Now knowing I had to think of multiple engines in the pipeline (the AH rebuild, the AR rebuild, etc.) professional powder coating was just completely out of the question given how much moeny I was bleeding on all 3 Beetles. After talking to various people on the Facebook groups, and researching products, I decided to try a home grown plan for this round of restoration. It will not be the level of powder coating by any means, but it will hopefully keep the metal from degrading any more (on used parts) and also protect the new parts I’ve added to the mix.
My Tin Restoration Process
My process distills down to the following:
- If needed, remove all oil, grease, and dirt with mineral spirits. Repeat as necessary until mineral spirits remain clean.
- Wash parts with soap and water.
- Dry thoroughly, preferably overnight or in the sun.
- Perform a hand sanding to remove all corrosion. If necessary, use a power tool such as s drill or smaller rotary tool with appropriate coarse grit media to take the surface rust off.
- Hand sand with finer grits to smooth out any roughness, as well as deal with the smoother parts of the metal.
- Blow as much surface debris off of the parts with compressed air.
- If necessary, wash with soap and water again.
- Dry thoroughly and clean with acetone.
- Use a tack cloth to remove any remaining dust that may have gotten on the metal. (Interiors of items such as the fan and fan shroud should be done as much as possible, but through all these steps, it will very difficult to ensure that all of the interior areas are completely prepped as occurs on the external surfaces.)
- Spray a Rust Reformer product on the metal to ensure any possible missed rust is coated. (Follow instructions on product.)
- Spray all pieces with 3 coats of high temperature automotive primer. (Follow instructions on product.)
- Spray all pieces with 3-5 coats of high temperature oil/chemical resistant automotive paint. (Follow instructions on product.)
- Spray all pieces with 3 coats of oil/chemical resistant automotive top coat. (Follow instructions on product.)
Now one of the considerations I had to make was availability of products so I limited myself to what is always on hand at my nearby Autozone and Pep Boys. The Pep Boys near me has quite an extensive selection of products.
The 2 piece oil-cooler tins that came off the rear of the fan shroud were probably the two more corroded pieces on the original engine.
I did more of first few passes of corrosion removal by hand with 60 grit sand paper. I did all sanding dry, and did my best to get as far inside the pieces. I then used my Dremel with varying sanding bands and flap wheels to try to get down to bare metal.
Unlike the fan shroud and fan, this one piece is large enough for a hand to reach in and sand off the rust. It was by no means perfect, but I think I got as much off as possible.
I continued hand and dremel sanding, trying to get as much rust off. I reach a point on the piece (above) where I decided I had gotten the majority off, and if I would keep going I would just get frustrated.
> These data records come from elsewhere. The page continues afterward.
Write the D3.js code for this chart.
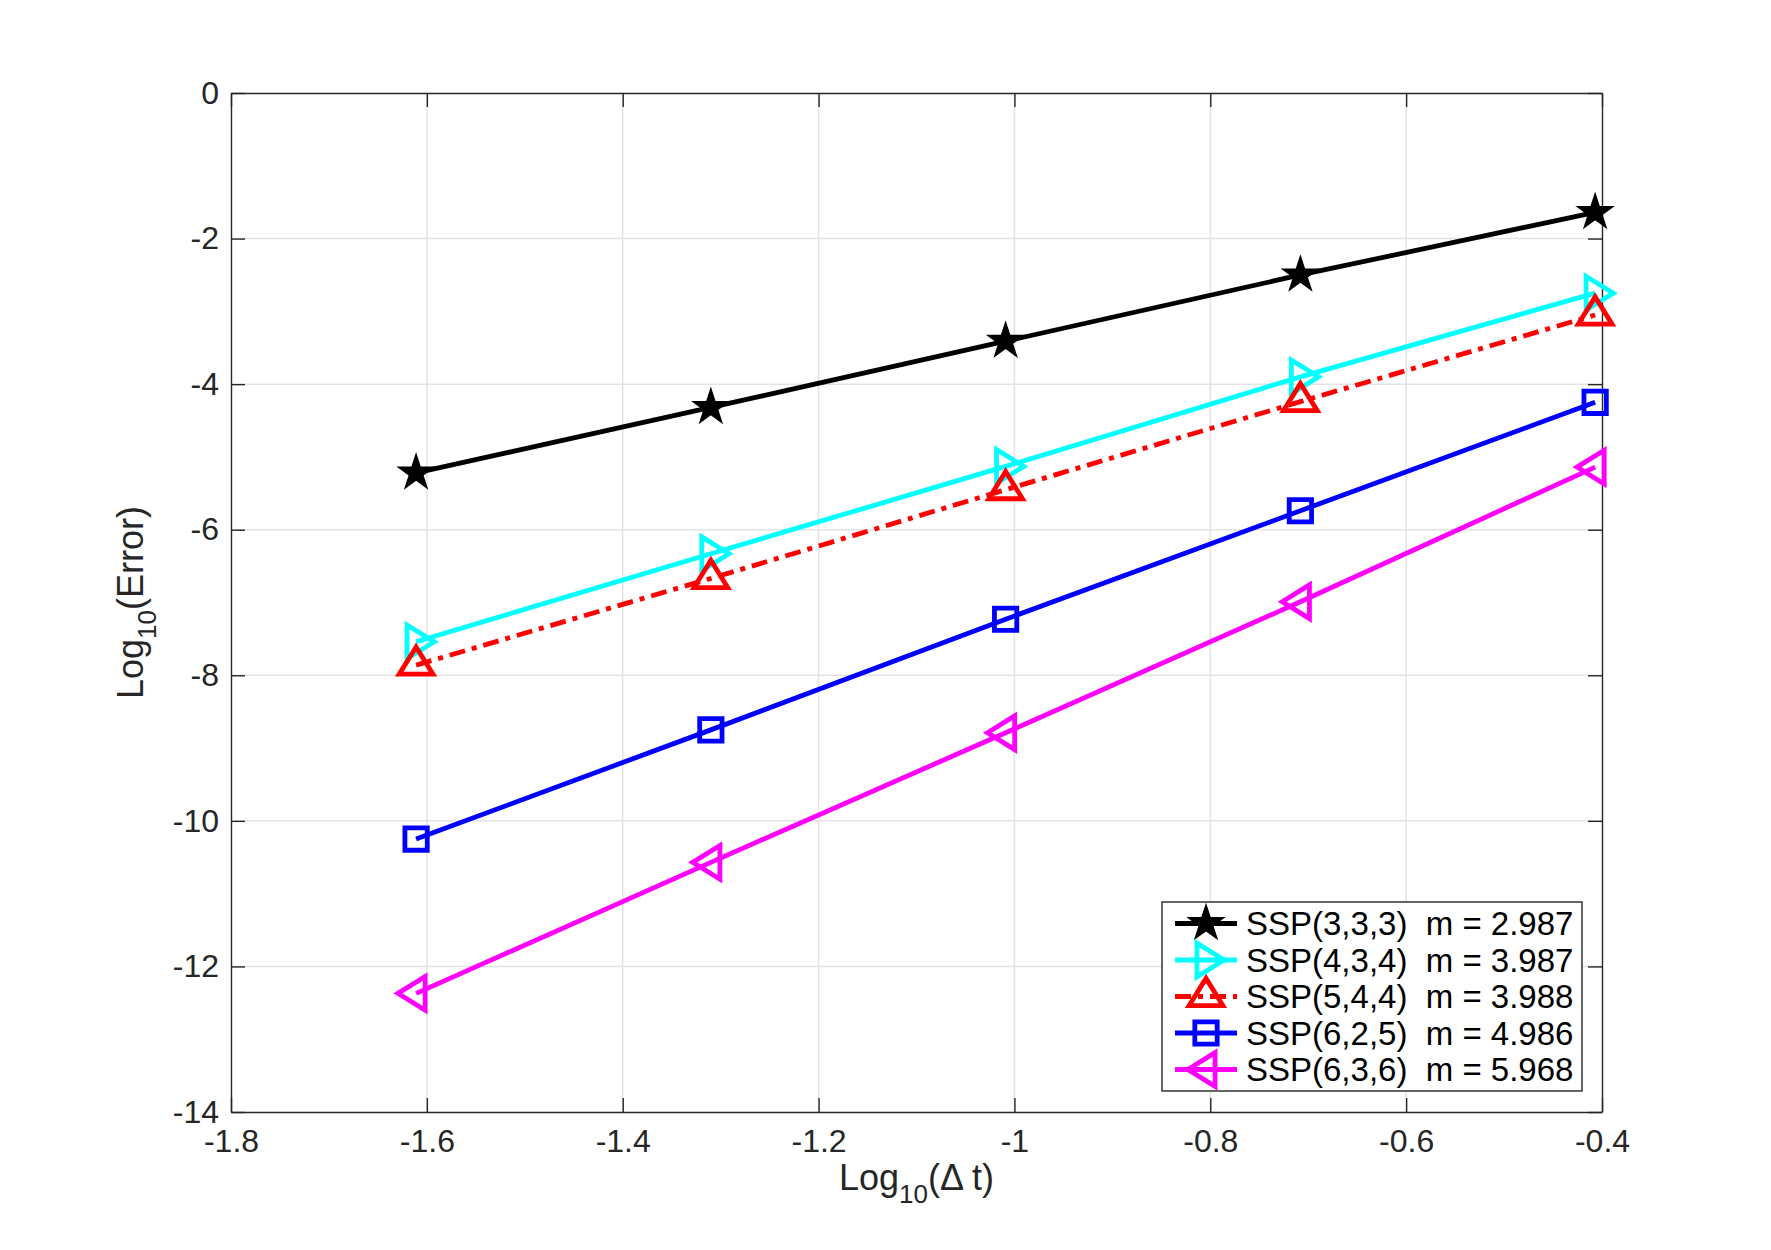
<!DOCTYPE html>
<html>
<head>
<meta charset="utf-8">
<script src="https://cdn.jsdelivr.net/npm/d3@7"></script>
<style>
  body { margin: 0; background: #fff; }
  text { font-family: "Liberation Sans", Arial, Helvetica, sans-serif; }
</style>
</head>
<body>
<svg id="chart"></svg>
<script>
// log10 of the time step
const logDt = [-1.611, -1.310, -1.009, -0.708, -0.407];

// log10 of the error, one array per scheme
const ssp333 = [-5.22, -4.32, -3.41, -2.50, -1.64];
const ssp434 = [-7.54, -6.33, -5.13, -3.90, -2.75];
const ssp544 = [-7.86, -6.67, -5.45, -4.24, -3.05];
const ssp625 = [-10.25, -8.75, -7.23, -5.74, -4.25];
const ssp636 = [-12.37, -10.57, -8.79, -6.99, -5.14];

const seriesNames = ["SSP(3,3,3)", "SSP(4,3,4)", "SSP(5,4,4)", "SSP(6,2,5)", "SSP(6,3,6)"];
const slopes = ["2.987", "3.987", "3.988", "4.986", "5.968"];

const xTicks = [-1.8, -1.6, -1.4, -1.2, -1, -0.8, -0.6, -0.4];
const xTickLabels = ["-1.8", "-1.6", "-1.4", "-1.2", "-1", "-0.8", "-0.6", "-0.4"];
const yTicks = [0, -2, -4, -6, -8, -10, -12, -14];
const yTickLabels = ["0", "-2", "-4", "-6", "-8", "-10", "-12", "-14"];

const width = 1771;
const height = 1250;
const margin = { top: 93, right: 169, bottom: 138, left: 231 };
const innerW = width - margin.left - margin.right;
const innerH = height - margin.top - margin.bottom;
const axisColor = "#262626";

const svg = d3.select("#chart").attr("width", width).attr("height", height);
svg.append("rect").attr("width", width).attr("height", height).attr("fill", "#fff");

const x = d3.scaleLinear().domain([-1.8, -0.4]).range([0, innerW]);
const y = d3.scaleLinear().domain([-14, 0]).range([innerH, 0]);

const g = svg.append("g").attr("transform", `translate(${margin.left},${margin.top})`);

// Grid
g.append("g")
  .selectAll("line")
  .data(xTicks.slice(1, -1))
  .enter()
  .append("line")
  .attr("x1", d => x(d)).attr("x2", d => x(d))
  .attr("y1", 0).attr("y2", innerH)
  .attr("stroke", "#e3e3e3").attr("stroke-width", 1.5);
g.append("g")
  .selectAll("line")
  .data(yTicks.slice(1, -1))
  .enter()
  .append("line")
  .attr("y1", d => y(d)).attr("y2", d => y(d))
  .attr("x1", 0).attr("x2", innerW)
  .attr("stroke", "#e3e3e3").attr("stroke-width", 1.5);

// Axes: inward ticks on all four sides (box on)
const tickLen = 14;
const xAxisBottom = d3.axisBottom(x).tickValues(xTicks).tickSizeInner(-tickLen).tickSizeOuter(0)
  .tickFormat((d, i) => xTickLabels[i]).tickPadding(17);
const xAxisTop = d3.axisTop(x).tickValues(xTicks).tickSizeInner(-tickLen).tickSizeOuter(0).tickFormat("");
const yAxisLeft = d3.axisLeft(y).tickValues(yTicks).tickSizeInner(-tickLen).tickSizeOuter(0)
  .tickFormat((d, i) => yTickLabels[i]).tickPadding(12);
const yAxisRight = d3.axisRight(y).tickValues(yTicks).tickSizeInner(-tickLen).tickSizeOuter(0).tickFormat("");

function styleAxis(sel) {
  sel.select(".domain").attr("stroke", axisColor).attr("stroke-width", 1.4);
  sel.selectAll(".tick line").attr("stroke", axisColor).attr("stroke-width", 1.4);
  sel.selectAll(".tick text")
    .attr("fill", axisColor)
    .style("font-size", "32px")
    .style("font-family", '"Liberation Sans", Arial, sans-serif');
}

g.append("g").attr("transform", `translate(0,${innerH})`).call(xAxisBottom).call(styleAxis);
g.append("g").call(xAxisTop).call(styleAxis);
g.append("g").call(yAxisLeft).call(styleAxis);
g.append("g").attr("transform", `translate(${innerW},0)`).call(yAxisRight).call(styleAxis);

// Marker shapes
function triangleType(angle) {
  // isosceles triangle centred on its centroid, pointing "up" before rotation
  return {
    draw(ctx, size) {
      const s = Math.sqrt(size);
      const hw = s * 0.62, h = s * 1.0;
      const pts = [[0, -2 * h / 3], [hw, h / 3], [-hw, h / 3]].map(([px, py]) => {
        const c = Math.cos(angle), sn = Math.sin(angle);
        return [px * c - py * sn, px * sn + py * c];
      });
      ctx.moveTo(pts[0][0], pts[0][1]);
      ctx.lineTo(pts[1][0], pts[1][1]);
      ctx.lineTo(pts[2][0], pts[2][1]);
      ctx.closePath();
    }
  };
}
const squareType = {
  draw(ctx, size) {
    const r = Math.sqrt(size) / 2;
    ctx.rect(-r, -r, 2 * r, 2 * r);
  }
};

const series = [
  { name: seriesNames[0], m: slopes[0], values: ssp333, color: "#000000", dash: null,
    symbol: d3.symbol().type(d3.symbolStar).size(380), fill: true },
  { name: seriesNames[1], m: slopes[1], values: ssp434, color: "#00ffff", dash: null,
    symbol: d3.symbol().type(triangleType(Math.PI / 2)).size(740), fill: false },
  { name: seriesNames[2], m: slopes[2], values: ssp544, color: "#ff0000", dash: "16,7,5,7",
    symbol: d3.symbol().type(triangleType(0)).size(740), fill: false },
  { name: seriesNames[3], m: slopes[3], values: ssp625, color: "#0000ff", dash: null,
    symbol: d3.symbol().type(squareType).size(500), fill: false },
  { name: seriesNames[4], m: slopes[4], values: ssp636, color: "#ff00ff", dash: null,
    symbol: d3.symbol().type(triangleType(-Math.PI / 2)).size(740), fill: false }
];

const line = d3.line().x(d => x(d[0])).y(d => y(d[1]));
const lineW = 4.8;

function drawMarker(sel, s) {
  sel.attr("d", s.symbol())
    .attr("fill", s.fill ? s.color : "none")
    .attr("stroke", s.color)
    .attr("stroke-width", s.fill ? 1.5 : lineW)
    .attr("stroke-linejoin", "miter");
}

series.forEach(s => {
  const pts = logDt.map((d, i) => [d, s.values[i]]);
  g.append("path")
    .datum(pts)
    .attr("d", line)
    .attr("fill", "none")
    .attr("stroke", s.color)
    .attr("stroke-width", lineW)
    .attr("stroke-dasharray", s.dash);
  g.append("g")
    .selectAll("path")
    .data(pts)
    .enter()
    .append("path")
    .attr("transform", d => `translate(${x(d[0])},${y(d[1])})`)
    .call(drawMarker, s);
});

// Legend
const legend = svg.append("g").attr("transform", "translate(1162,902)");
legend.append("rect")
  .attr("width", 420).attr("height", 189)
  .attr("fill", "#fff").attr("stroke", axisColor).attr("stroke-width", 1.4);
const rowH = 36.5;
const rows = legend.selectAll("g.row")
  .data(series)
  .enter()
  .append("g")
  .attr("class", "row")
  .attr("transform", (d, i) => `translate(0,${21.5 + i * rowH})`);
rows.append("line")
  .attr("x1", 13).attr("x2", 75).attr("y1", 0).attr("y2", 0)
  .attr("stroke", d => d.color).attr("stroke-width", lineW)
  .attr("stroke-dasharray", d => d.dash);
rows.each(function (d) {
  d3.select(this).append("path").attr("transform", "translate(44,0)").call(drawMarker, d);
});
rows.append("text")
  .attr("x", 84).attr("y", 11.5)
  .attr("fill", "#000")
  .style("font-size", "33px")
  .style("white-space", "pre")
  .attr("xml:space", "preserve")
  .text(d => `${d.name}  m = ${d.m}`);

// Axis labels
const xl = svg.append("text")
  .attr("x", margin.left + innerW / 2).attr("y", 1190)
  .attr("text-anchor", "middle").attr("fill", axisColor).style("font-size", "36px")
  .style("white-space", "pre").attr("xml:space", "preserve");
xl.append("tspan").text("Log");
xl.append("tspan").attr("dy", 13).style("font-size", "26px").text("10");
xl.append("tspan").attr("dy", -13).text("(\u0394 t)");

const yl = svg.append("text")
  .attr("transform", `translate(143,${margin.top + innerH / 2}) rotate(-90)`)
  .attr("text-anchor", "middle").attr("fill", axisColor).style("font-size", "36px");
yl.append("tspan").text("Log");
yl.append("tspan").attr("dy", 13).style("font-size", "26px").text("10");
yl.append("tspan").attr("dy", -13).text("(Error)");
</script>
</body>
</html>
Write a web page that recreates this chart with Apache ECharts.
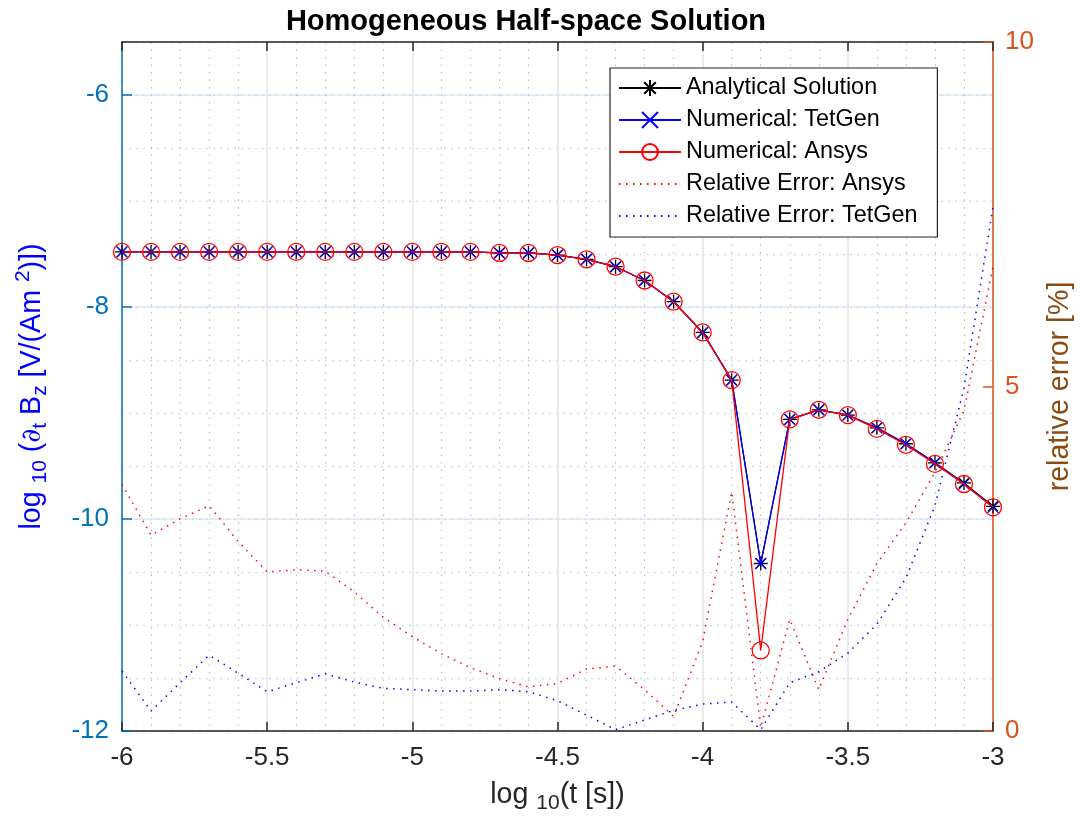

Given the fact you can buy a replacement 2 piece set of these oil cooler tins for about $15, I definitely kind of knew I would reach a limit where I my time could be better spent on another part instead of tedius scraping and such.
I cleaned the pieces, washed them in acetone to displace any water moisture from previous washings, and once dry, did a final rub down with a tack cloth.
The part was then sprayed with a coat of the rust reformer product to ensure that had a chance to work as the product listed. Once dry, I did 3 coats of high temp VHT primer.
It was with the primer that I could start to see areas that I didn’t do so well. This part of the tin sticks out of the rear tin and is where the hot air coming off of the oil cooler exits the engine. It is exposed to the area above the transmission and ultimately, moisture from the open axle and wheel area below.
I hadn’t noticed how badly this was rusted and I thought I had gotten it off with the first few passes. I ended up sanding this a bit again, but it still was not as good as it could have been if I had really spent time with the Dremel. I ended up deciding that since this is all hidden from view, and is not really something that can be even seen at all, I would focus on sealing it and making sure it was properly coated instead of focusing on the more time with sanding. I cleaned it up again and primed it again.
To say I was disappointed with the first coats of paint on this is an understatement. If I had gone with the original satin black finish, I don’t think some of the pitting would have been as noticeable. Since I went with a color that was cast iron gray, the mild metallic nature of the paint highlighted the shadows of the surface that kind of disappeared in primer. I did sand this down a bit more with high grit paper and primed and painted again.
Ultimately, the area that was a problem is the more or less what sticks out from the rear tin with the rubber seal around it. Once again, absolutely none of this is visible on the vehicle so I decided I’d done enough and finished it off with multiple coats of an oil and chemical resistant top coat.
I made a 45 year old corroded part look relatively decent. I’m actually quite happy with how these pieces turned out but will only ultimately know how durable my process will be once I get them on the car again and get some miles on them.
No doubt, an original satin black or even a matte black would have hidden some of the pitting. I was not able to find a self-leveling high-temp primer or paint that would have also corrected a lot of my sanding failures.